There are reasons for that tenacious feelgood experience. Guha delineates them effectively: the establishment of the machinery and the miracle of the elections (there's an excellently orchestrated chapter on how the first one happened); the creation of provinces along linguistic lines (which should have led to conflict) by forgotten historical figures; the survival of democracy and free speech in spite of poverty, corruption, sectarian strife, Indira Gandhi and, more recently, the waning of power at the centre and the rise of an opportunistic federalism. Every dubious development has a positive outcome; it's a story of incorrigible resilience and charm. The first two-thirds of the book, where Guha is describing the consolidation of the shaky state, are, notwithstanding the deluge of facts, surprisingly absorbing; by quoting frequently and shrewdly, Guha allows us to eavesdrop on the multiplicity and richness of the conversation - between politicians, writers, civil servants, well-wishers, detractors - within which change took place.

One thing the book lacks, despite its comprehensiveness, is a sense of interiority. It's hardly alone among recent Indian histories in this regard. Guha's understanding of the secular basis for Indian democracy is a constitutional one; that is, the "secular" is a product, in India, of ideals, laws and institutions articulated and validated by the constitution. But the "secular" in India is not only a political construct; it is a cultural space. The domain of culture was inhabited and produced by writers and artists and their audience from the early 19th century onwards; it's a domain that comprises the interior life of Indian secularism.
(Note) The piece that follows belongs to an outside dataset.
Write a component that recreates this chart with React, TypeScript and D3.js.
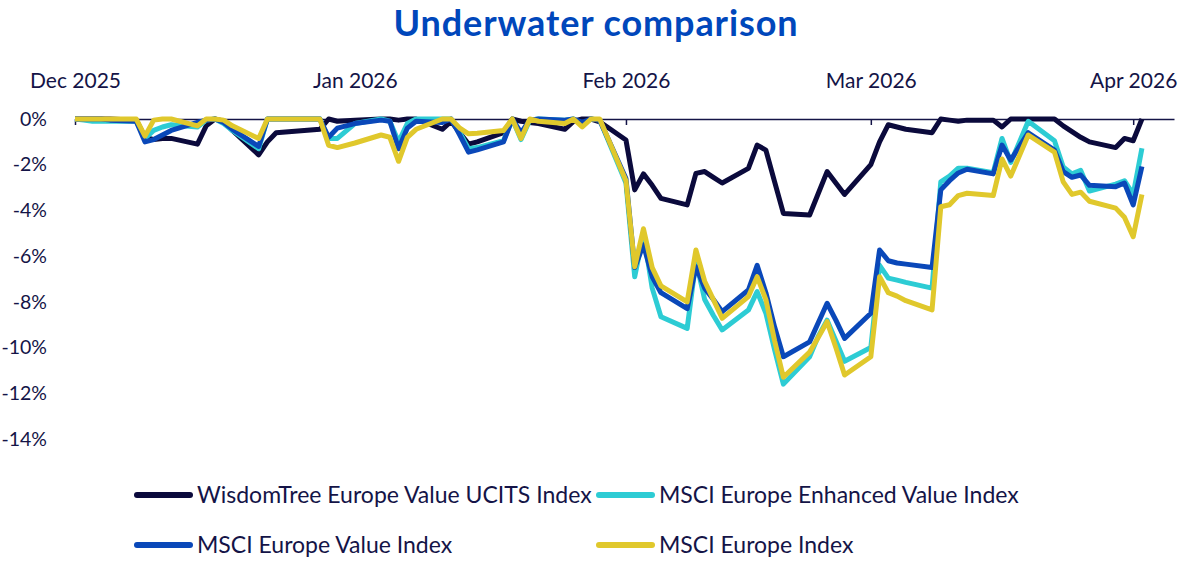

In this sense, independence and the Nehruvian era that followed are not really the beginning of a history, but the last phase in the story of Indian humanism. From the 1980s onwards, the secular middle class and its culture is completely redefined; the parameters for a new free-market understanding of "Indianness" are put in place. As it happens, the single chapter Guha devotes to culture, or "entertainment", as he calls it, is the weakest one in the book, with Wikipedia-like accounts of cultural achievements; it attempts to place culture in the constitutional idea of secularism - as providing instances of pluralism and fellow-feeling - but doesn't locate the constitutional in the interior life that culture represents.
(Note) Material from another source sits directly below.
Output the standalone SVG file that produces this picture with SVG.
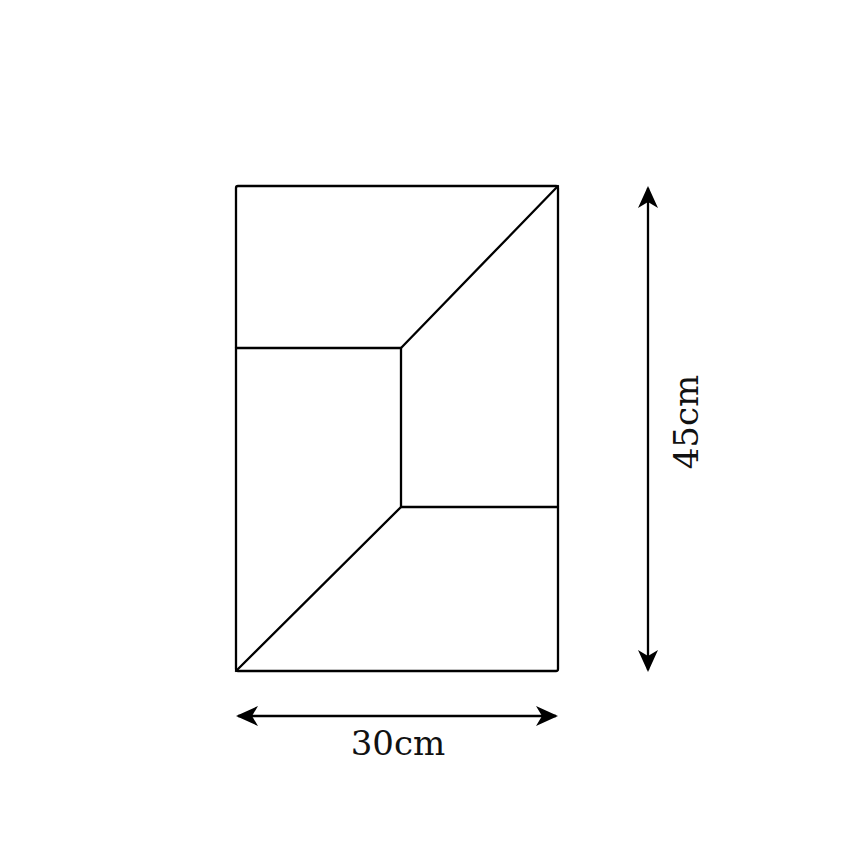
<svg xmlns="http://www.w3.org/2000/svg" width="852" height="852" viewBox="0 0 852 852">
<defs>
<style>
.ln{stroke:#000;stroke-width:2.3;fill:none;stroke-linejoin:round;stroke-linecap:round}
.lbl{font-family:"DejaVu Serif","Liberation Serif",serif;font-size:34px;fill:#111;text-anchor:middle}
</style>
<marker id="ah" viewBox="0 0 22 20" refX="20" refY="10" markerWidth="22" markerHeight="20" markerUnits="userSpaceOnUse" orient="auto-start-reverse">
<path d="M0,0 L22,10 L0,20 L6,10 Z" fill="#000"/>
</marker>
</defs>
<rect width="852" height="852" fill="#fff"/>
<g id="panel">
<rect class="ln" x="236" y="186" width="322" height="485" rx="2"/>
<polyline class="ln" points="236,348 401,348 401,507 558,507"/>
<line class="ln" x1="558" y1="186" x2="401" y2="348"/>
<line class="ln" x1="401" y1="507" x2="236" y2="671"/>
</g>
<g id="connectors">
<line x1="238" y1="716" x2="556" y2="716" stroke="#000" stroke-width="2.3" marker-start="url(#ah)" marker-end="url(#ah)"/>
<line x1="648" y1="188" x2="648" y2="670" stroke="#000" stroke-width="2.3" marker-start="url(#ah)" marker-end="url(#ah)"/>
</g>
<text class="lbl" x="398" y="755">30cm</text>
<text class="lbl" transform="translate(698,422) rotate(-90)">45cm</text>
</svg>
The epilogue, "Why India Survives" (echoing RK Narayan's unflappable assurance to Naipaul in the 60s: "India will go on"), is a strangely moving coda, and clarifies the country's peculiar appeal. At one point, Guha mentions he's "speaking as a historian rather than as citizen"; but allowing the historian to be in commerce with citizenship is what provides the book with impetus, and gives it its most palpable strength. Guha, as a citizen, has been "exasperated" by India, but, in the light of historical evidence, has been won over by it. This mixture of distance and surrender is fairly emblematic of why many middle-class Indians continue to invest themselves, emotionally, in the country; it's quite distinct from patriotism. To suggest the ambiguity of his own relationship with the country of his birth, and also his utter investment in it, Guha has often in the past used some oddball Englishman of distinction who's lived in India or thought about it as a metaphor: Verrier Elwin, EP Thompson. In his epilogue, Guha invokes the biologist JBS Haldane, who, moved by the "wonderful experiment" India had embarked on, decided to become an "Indian citizen". Guha's book reminds us that the citizenly pride that permeates it is not incompatible with judgment, hindsight, intelligence and distance; that citizenship is not a natural thing, but that it is, in some cases, inevitable.

About the Author:-


Ramachandra Guha is a historian with major interests in the field of social, environmental, political and cricket history. Guha holds a B.A. degree in Economics from St. Stephen's College (1977) and is a post graduate from the Delhi School of Economics with a fellowship from the IIM- Calcutta. He has won the Padma Bhushan Award, R.K. Narayan Prize and the U.K. Cricket Society's Literary Award. Ramachandra Guha is an avid columnist along with being an author of books like the Picador Book of Cricket, Patriots and Partisans and the Wickets in the East.